**WORK REQUIRED:** Pictures are not part of the copy. Give again exactly the lines from the one with "Convert this chart to Plotly code." to the one with "132, 133, 131, 132, 131, 130, 129, 131]", inclusive.

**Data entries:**

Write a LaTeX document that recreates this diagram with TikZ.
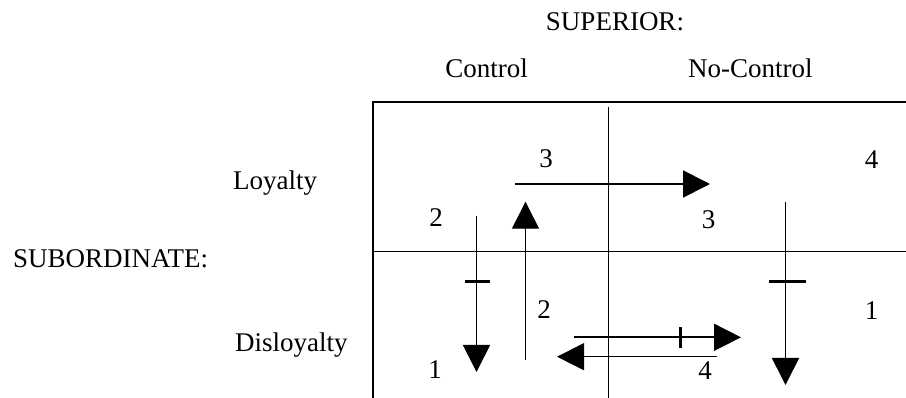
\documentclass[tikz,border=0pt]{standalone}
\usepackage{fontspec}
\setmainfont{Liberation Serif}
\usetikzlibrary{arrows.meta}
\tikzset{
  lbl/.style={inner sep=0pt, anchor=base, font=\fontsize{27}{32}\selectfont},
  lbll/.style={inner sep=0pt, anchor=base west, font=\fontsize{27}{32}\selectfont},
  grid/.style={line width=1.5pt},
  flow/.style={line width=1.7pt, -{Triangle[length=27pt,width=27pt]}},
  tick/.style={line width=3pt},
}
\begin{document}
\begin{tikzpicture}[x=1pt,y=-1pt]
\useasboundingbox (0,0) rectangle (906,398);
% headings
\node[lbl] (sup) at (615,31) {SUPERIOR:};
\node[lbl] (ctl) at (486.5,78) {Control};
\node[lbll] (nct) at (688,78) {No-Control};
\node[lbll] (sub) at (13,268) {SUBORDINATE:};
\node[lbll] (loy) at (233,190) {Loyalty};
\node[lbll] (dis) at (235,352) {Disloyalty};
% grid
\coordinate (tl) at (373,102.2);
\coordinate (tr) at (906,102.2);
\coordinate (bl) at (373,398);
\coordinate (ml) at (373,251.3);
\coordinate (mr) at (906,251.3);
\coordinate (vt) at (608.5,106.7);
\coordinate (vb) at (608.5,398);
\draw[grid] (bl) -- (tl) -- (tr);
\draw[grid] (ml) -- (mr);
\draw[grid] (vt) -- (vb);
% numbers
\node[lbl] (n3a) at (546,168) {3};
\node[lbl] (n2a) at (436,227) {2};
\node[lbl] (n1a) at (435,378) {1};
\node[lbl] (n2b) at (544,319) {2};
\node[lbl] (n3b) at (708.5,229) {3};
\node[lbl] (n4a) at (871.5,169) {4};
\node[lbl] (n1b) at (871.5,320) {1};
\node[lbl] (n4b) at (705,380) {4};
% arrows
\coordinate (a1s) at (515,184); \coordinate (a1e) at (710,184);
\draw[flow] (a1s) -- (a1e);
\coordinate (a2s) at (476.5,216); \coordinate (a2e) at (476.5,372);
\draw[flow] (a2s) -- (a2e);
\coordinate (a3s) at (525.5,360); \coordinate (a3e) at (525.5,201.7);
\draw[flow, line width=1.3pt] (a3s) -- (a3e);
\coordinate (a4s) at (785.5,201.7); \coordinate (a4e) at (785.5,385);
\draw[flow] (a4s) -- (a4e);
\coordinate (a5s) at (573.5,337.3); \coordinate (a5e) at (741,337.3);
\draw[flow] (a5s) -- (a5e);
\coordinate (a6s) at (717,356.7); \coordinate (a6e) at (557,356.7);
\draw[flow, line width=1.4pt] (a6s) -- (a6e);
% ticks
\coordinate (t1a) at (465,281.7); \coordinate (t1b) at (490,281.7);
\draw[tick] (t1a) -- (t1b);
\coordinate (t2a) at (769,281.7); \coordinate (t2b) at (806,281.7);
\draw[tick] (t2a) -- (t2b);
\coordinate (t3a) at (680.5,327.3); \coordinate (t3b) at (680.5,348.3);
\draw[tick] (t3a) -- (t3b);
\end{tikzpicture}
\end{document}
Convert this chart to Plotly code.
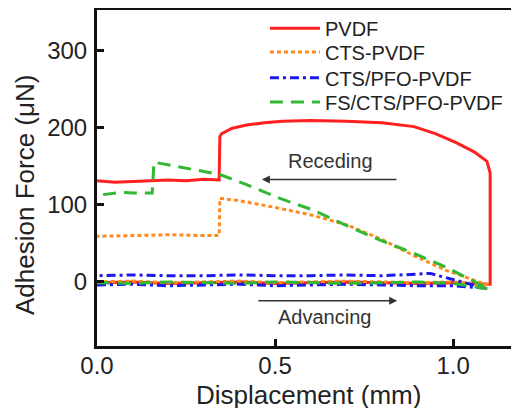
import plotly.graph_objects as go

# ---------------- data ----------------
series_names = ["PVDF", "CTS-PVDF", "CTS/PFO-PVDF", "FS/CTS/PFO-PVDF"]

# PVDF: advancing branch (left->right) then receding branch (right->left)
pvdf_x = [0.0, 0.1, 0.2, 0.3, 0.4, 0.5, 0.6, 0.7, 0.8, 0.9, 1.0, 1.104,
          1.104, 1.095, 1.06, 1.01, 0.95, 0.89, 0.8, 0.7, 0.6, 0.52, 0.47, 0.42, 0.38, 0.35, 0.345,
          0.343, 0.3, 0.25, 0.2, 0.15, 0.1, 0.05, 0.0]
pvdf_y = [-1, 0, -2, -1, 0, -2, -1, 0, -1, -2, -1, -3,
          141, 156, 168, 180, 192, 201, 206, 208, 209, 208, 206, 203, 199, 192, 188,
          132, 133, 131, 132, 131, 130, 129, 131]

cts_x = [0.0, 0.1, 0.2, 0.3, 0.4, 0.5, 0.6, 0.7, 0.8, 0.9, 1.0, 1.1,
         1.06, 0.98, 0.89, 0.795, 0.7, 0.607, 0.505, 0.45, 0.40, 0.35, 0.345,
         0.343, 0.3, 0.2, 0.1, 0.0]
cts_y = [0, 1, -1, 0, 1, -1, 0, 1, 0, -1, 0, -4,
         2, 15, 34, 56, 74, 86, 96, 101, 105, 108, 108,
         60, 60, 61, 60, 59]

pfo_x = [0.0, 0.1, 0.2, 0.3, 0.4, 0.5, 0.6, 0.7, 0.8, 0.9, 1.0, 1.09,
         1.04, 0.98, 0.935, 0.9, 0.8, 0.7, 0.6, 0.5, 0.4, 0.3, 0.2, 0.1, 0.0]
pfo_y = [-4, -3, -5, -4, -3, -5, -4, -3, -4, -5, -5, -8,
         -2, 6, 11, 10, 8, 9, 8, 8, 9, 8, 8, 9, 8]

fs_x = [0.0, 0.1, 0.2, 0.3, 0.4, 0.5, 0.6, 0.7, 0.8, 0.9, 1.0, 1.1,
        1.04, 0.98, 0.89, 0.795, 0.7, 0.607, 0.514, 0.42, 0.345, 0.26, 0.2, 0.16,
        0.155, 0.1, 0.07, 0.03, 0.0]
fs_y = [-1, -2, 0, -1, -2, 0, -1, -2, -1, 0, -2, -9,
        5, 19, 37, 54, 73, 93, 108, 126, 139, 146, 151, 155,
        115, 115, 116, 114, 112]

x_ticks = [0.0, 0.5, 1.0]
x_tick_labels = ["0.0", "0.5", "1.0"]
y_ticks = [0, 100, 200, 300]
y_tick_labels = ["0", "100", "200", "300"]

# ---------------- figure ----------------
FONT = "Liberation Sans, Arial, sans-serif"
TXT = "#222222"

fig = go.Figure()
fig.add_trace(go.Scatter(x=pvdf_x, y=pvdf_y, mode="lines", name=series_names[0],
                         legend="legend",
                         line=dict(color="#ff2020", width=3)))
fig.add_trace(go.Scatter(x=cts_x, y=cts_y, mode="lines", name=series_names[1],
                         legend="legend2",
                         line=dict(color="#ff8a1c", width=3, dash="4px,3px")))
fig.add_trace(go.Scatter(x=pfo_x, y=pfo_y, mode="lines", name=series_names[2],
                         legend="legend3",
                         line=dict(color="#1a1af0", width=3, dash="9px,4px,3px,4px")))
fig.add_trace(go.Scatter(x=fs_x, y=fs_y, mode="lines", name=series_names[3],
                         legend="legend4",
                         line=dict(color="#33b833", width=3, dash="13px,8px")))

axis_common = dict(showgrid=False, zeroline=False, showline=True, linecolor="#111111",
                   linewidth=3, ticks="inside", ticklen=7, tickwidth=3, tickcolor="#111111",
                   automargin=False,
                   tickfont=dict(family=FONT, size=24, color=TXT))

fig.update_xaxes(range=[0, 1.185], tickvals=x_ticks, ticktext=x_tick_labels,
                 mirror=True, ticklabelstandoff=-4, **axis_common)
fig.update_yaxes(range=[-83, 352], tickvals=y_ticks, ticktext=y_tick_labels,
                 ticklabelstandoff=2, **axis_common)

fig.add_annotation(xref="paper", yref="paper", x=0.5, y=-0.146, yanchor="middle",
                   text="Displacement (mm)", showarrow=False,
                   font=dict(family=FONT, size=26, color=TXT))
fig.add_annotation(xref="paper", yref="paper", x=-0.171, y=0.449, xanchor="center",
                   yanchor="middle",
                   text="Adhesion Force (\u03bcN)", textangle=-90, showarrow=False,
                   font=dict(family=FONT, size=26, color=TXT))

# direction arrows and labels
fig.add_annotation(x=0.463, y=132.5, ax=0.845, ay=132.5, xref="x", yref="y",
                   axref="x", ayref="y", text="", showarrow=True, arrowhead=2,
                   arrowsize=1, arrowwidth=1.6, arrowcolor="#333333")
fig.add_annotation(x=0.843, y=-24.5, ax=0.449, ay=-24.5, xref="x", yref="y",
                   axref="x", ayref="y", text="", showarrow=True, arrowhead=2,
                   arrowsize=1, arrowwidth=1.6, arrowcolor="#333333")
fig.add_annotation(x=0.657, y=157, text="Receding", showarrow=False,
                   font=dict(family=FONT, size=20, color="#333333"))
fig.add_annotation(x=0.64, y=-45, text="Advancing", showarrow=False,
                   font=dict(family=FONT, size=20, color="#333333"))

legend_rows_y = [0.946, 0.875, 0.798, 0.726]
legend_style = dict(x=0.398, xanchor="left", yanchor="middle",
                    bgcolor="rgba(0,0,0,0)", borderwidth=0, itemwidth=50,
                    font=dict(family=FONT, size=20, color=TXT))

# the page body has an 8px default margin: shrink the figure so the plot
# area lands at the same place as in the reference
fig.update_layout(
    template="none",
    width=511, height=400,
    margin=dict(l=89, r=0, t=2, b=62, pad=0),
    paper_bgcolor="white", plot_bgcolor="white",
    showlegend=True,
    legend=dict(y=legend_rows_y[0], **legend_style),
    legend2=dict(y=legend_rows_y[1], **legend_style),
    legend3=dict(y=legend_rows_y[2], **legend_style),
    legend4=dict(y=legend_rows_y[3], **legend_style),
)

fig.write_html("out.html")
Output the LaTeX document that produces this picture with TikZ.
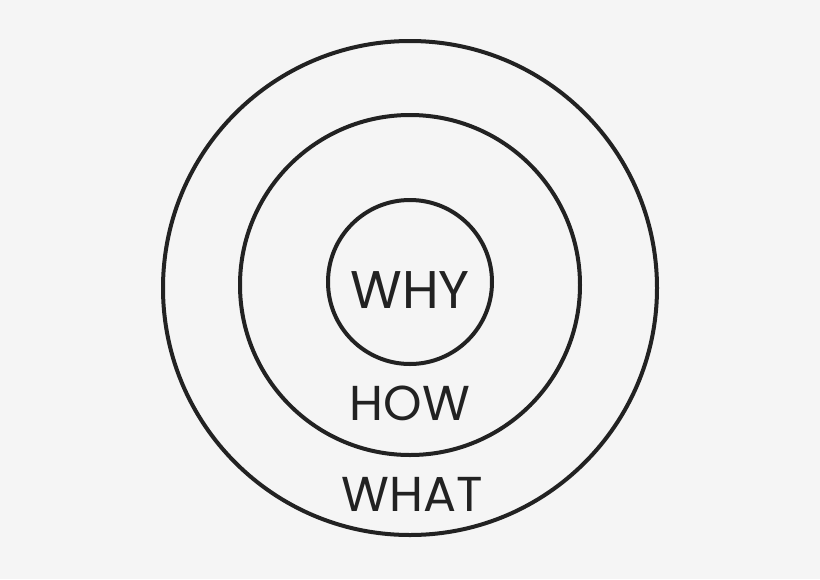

**CORRECT OUTPUT:**
Convert this chart to Plotly code.
import plotly.graph_objects as go

# ---------------- data ----------------
series_names = ["PVDF", "CTS-PVDF", "CTS/PFO-PVDF", "FS/CTS/PFO-PVDF"]

# PVDF: advancing branch (left->right) then receding branch (right->left)
pvdf_x = [0.0, 0.1, 0.2, 0.3, 0.4, 0.5, 0.6, 0.7, 0.8, 0.9, 1.0, 1.104,
          1.104, 1.095, 1.06, 1.01, 0.95, 0.89, 0.8, 0.7, 0.6, 0.52, 0.47, 0.42, 0.38, 0.35, 0.345,
          0.343, 0.3, 0.25, 0.2, 0.15, 0.1, 0.05, 0.0]
pvdf_y = [-1, 0, -2, -1, 0, -2, -1, 0, -1, -2, -1, -3,
          141, 156, 168, 180, 192, 201, 206, 208, 209, 208, 206, 203, 199, 192, 188,
          132, 133, 131, 132, 131, 130, 129, 131]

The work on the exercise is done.